Threat Profile
RoyalCFDs presents itself as a cryptocurrency and online trading platform operating at an unverified domain. Our analysts opened a case file after the platform surfaced in fraud-pattern monitoring.
Regulatory Posture
On the regulatory side, RoyalCFDs does not hold a verifiable financial-services licence. Its only apparent footprint is a corporate registration in Singapore – a jurisdiction whose company registry confers International Business Company status, not authorisation to handle client funds or operate a brokerage. An IBC filing is a corporate formality, not financial oversight.
Indicators We Flagged
- No verifiable licence from a top-tier financial regulator
- Account managers steering clients toward larger top-ups
- Opaque corporate identity and unverifiable team or address
- Aggressive or unsolicited outreach and pressure to deposit quickly
- Crypto-only deposits that bypass chargeback protections
- Offshore or shell-company structure used to obscure ownership
On-Chain & Operational Notes
Where we have visibility, funds sent to comparable operators move rapidly off-platform into obfuscation infrastructure.

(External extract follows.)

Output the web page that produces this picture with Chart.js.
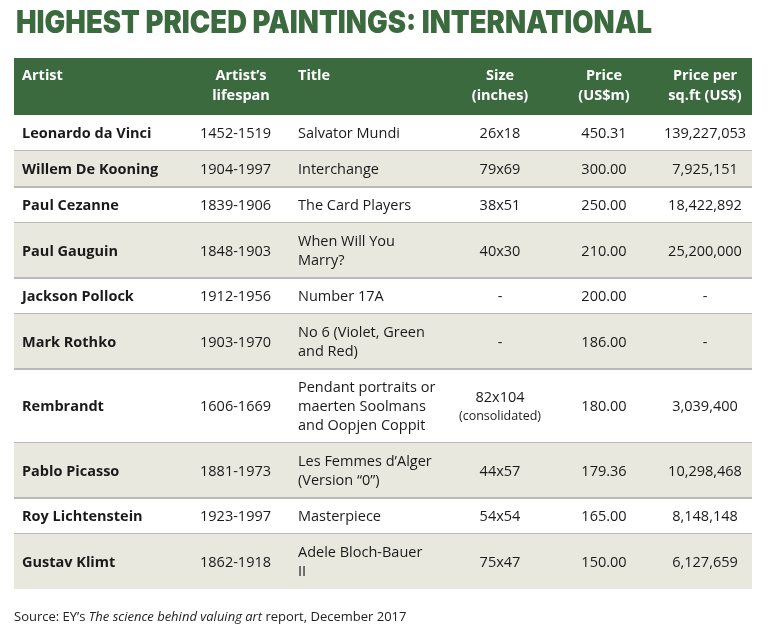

The window for effective blockchain tracing is widest immediately after the transfer, which is why prompt documentation matters.
CryptoCISO Risk Verdict
On balance, RoyalCFDs carries a high risk profile. The evidence points away from a legitimate, supervised brokerage and toward an operation structured to retain deposits.
If Your Funds Are Exposed
Should you be exposed, halt further payments and ignore demands for upfront fees to ‘free’ your balance. Gather your evidence – TXIDs, wallet addresses, screenshots, and correspondence – while it is still accessible. Early, organised evidence is what makes downstream tracing and reporting viable.